▼
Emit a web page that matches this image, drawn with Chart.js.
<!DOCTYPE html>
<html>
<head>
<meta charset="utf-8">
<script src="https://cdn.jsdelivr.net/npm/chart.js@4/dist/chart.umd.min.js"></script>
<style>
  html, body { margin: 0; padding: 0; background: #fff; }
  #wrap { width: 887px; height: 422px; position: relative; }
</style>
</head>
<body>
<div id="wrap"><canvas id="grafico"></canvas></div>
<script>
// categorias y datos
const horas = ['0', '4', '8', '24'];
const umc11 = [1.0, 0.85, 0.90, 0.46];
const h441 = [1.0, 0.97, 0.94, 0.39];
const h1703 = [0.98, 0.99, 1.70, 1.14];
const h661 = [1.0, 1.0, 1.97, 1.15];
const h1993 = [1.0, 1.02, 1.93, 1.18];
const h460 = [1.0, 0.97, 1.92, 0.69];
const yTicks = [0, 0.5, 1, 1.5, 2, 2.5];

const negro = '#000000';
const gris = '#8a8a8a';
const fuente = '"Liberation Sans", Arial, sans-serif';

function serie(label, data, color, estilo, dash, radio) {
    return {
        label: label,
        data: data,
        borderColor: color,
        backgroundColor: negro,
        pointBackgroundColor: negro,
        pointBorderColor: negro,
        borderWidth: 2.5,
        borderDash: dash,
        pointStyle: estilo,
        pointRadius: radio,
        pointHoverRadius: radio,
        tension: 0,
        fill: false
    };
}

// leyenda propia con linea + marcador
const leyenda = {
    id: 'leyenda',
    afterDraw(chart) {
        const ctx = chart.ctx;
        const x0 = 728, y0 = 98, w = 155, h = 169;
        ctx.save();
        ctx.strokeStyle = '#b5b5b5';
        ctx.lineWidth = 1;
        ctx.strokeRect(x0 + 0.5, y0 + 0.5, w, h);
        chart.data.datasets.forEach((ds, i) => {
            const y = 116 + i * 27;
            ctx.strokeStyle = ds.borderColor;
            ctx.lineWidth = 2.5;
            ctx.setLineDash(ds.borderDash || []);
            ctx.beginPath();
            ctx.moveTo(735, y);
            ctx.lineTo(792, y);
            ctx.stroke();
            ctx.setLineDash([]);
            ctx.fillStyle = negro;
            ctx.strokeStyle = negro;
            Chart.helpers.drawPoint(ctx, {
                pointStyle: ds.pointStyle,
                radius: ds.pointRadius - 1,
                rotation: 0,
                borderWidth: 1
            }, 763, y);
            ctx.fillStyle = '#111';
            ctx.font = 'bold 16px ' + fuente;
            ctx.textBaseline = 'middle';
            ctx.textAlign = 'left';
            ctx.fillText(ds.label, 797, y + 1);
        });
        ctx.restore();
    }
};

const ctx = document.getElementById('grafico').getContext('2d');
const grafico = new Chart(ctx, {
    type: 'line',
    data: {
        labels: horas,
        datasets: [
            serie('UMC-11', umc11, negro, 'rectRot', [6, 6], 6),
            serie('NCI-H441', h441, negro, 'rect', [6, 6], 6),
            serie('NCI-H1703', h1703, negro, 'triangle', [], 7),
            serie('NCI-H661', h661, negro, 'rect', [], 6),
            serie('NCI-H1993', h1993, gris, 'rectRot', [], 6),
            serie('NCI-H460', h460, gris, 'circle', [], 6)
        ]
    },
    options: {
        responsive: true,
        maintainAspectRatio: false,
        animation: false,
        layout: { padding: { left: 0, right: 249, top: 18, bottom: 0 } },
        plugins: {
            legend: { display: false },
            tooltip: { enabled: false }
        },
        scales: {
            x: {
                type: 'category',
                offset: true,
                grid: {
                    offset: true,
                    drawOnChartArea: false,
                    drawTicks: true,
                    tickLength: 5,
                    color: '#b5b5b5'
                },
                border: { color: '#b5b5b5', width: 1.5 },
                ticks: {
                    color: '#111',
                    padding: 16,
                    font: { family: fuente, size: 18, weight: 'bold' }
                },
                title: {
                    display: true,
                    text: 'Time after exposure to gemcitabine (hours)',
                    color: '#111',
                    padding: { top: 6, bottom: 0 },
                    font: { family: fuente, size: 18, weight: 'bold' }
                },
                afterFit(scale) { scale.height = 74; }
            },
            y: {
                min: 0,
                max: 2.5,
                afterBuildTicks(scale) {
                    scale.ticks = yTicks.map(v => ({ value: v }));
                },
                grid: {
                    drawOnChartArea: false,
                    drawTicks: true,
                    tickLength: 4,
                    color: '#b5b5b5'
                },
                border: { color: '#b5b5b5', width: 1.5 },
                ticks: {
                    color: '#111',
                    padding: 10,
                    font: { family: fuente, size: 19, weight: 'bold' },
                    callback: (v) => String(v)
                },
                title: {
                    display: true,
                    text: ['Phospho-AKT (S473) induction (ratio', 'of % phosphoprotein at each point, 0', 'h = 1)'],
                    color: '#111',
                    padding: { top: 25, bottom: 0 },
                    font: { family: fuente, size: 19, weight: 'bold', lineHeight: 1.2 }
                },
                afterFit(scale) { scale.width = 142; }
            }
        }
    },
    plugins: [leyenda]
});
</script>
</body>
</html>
▲
▼
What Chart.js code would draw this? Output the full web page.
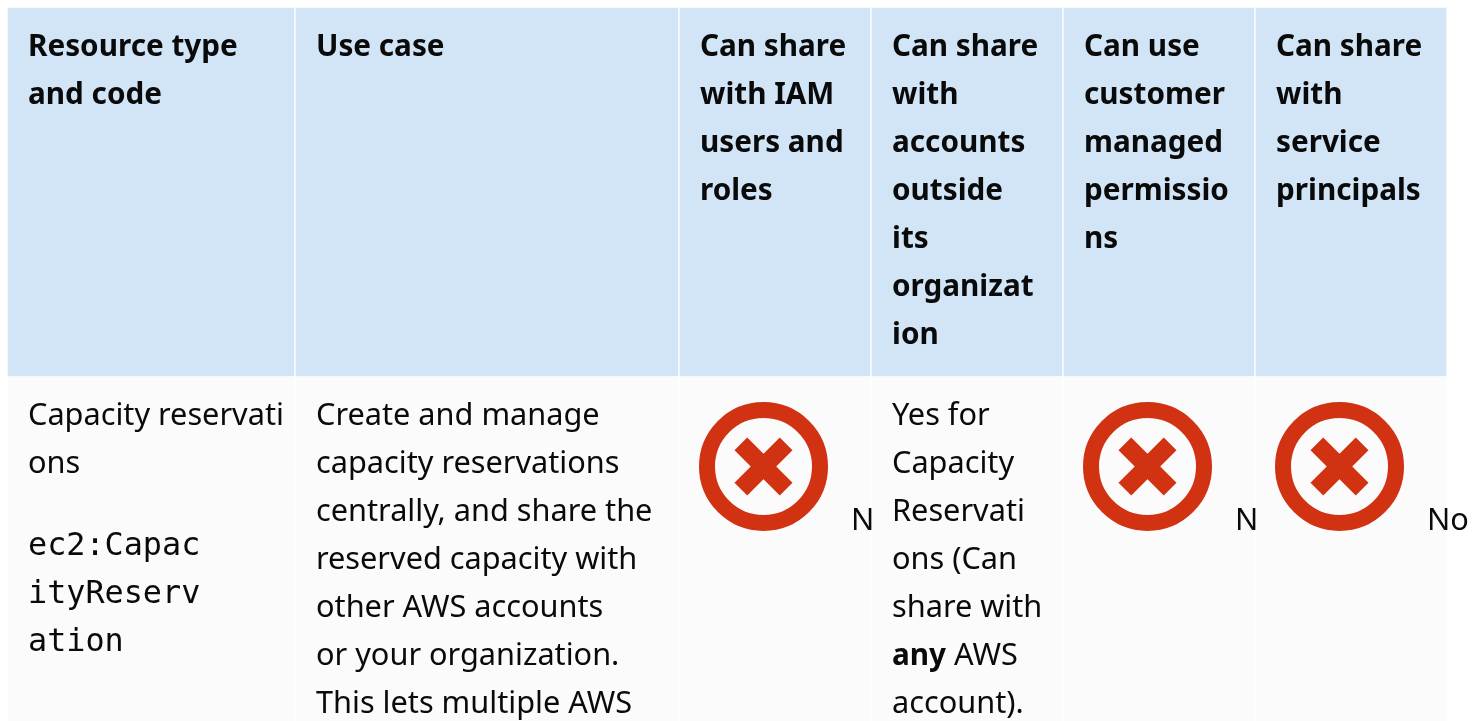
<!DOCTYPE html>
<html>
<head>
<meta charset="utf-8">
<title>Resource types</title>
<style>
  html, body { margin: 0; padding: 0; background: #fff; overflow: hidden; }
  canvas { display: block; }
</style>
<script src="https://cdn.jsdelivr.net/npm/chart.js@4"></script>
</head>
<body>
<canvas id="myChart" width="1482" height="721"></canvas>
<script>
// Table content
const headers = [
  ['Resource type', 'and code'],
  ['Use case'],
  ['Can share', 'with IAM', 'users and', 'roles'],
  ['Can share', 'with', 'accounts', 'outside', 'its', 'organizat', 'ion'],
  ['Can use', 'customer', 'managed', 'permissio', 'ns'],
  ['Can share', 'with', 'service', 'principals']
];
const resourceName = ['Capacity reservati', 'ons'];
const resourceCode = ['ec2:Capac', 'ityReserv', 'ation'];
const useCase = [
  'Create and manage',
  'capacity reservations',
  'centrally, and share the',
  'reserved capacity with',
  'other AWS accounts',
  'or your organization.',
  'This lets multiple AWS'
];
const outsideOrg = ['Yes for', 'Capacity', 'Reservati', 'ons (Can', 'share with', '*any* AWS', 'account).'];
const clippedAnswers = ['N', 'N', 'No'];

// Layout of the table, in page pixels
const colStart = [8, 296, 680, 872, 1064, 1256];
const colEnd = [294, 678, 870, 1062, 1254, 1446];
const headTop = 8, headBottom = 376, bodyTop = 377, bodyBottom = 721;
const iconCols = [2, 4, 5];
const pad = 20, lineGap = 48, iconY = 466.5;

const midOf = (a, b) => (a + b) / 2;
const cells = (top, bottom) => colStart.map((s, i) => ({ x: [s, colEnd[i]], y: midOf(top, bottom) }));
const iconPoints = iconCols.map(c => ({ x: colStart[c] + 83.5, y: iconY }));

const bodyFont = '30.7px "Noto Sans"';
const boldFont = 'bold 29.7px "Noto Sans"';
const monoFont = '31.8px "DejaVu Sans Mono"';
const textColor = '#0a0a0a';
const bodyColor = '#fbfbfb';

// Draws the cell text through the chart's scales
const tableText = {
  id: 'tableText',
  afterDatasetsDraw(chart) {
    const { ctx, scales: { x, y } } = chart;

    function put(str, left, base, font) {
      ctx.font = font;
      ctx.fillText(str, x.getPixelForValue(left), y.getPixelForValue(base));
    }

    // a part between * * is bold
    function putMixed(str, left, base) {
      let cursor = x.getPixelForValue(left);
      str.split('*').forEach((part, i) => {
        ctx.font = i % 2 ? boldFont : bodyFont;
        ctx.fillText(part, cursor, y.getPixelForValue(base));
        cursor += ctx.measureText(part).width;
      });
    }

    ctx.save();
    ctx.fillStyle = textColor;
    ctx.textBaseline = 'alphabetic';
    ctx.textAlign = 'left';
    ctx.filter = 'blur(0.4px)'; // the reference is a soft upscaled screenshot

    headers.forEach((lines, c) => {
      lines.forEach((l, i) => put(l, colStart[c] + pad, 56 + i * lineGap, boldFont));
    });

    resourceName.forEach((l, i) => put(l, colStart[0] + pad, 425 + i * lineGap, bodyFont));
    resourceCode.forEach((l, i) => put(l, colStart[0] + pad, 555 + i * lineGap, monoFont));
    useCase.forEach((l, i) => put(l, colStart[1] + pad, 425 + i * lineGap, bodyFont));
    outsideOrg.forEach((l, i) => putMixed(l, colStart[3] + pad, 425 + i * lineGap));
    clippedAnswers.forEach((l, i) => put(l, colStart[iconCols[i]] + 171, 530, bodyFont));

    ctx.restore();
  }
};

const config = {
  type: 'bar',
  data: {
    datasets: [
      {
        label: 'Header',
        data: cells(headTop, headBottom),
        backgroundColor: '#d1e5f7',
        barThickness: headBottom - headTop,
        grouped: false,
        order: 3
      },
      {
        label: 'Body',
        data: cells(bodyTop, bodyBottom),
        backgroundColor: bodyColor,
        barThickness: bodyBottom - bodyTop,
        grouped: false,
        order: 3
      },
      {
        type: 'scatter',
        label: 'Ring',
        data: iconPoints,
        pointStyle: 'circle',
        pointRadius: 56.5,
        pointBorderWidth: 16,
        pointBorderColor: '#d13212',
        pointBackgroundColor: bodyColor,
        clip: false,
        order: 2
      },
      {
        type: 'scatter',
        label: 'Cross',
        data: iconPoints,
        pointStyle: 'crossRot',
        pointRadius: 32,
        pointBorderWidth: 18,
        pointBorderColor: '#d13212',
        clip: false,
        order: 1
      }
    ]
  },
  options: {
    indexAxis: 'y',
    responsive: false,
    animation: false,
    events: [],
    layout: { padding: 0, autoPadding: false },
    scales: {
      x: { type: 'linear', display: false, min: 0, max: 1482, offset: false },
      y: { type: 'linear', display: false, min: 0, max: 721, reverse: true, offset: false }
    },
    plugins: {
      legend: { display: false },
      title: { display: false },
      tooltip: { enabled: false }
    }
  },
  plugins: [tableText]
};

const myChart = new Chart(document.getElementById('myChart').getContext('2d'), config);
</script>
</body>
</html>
▲
▸ Directions
Find "page". Copy every line it occurs in.

▸ Exercise answer
Emit a web page that matches this image, drawn with Chart.js.
What Chart.js code would draw this? Output the full web page.
// Layout of the table, in page pixels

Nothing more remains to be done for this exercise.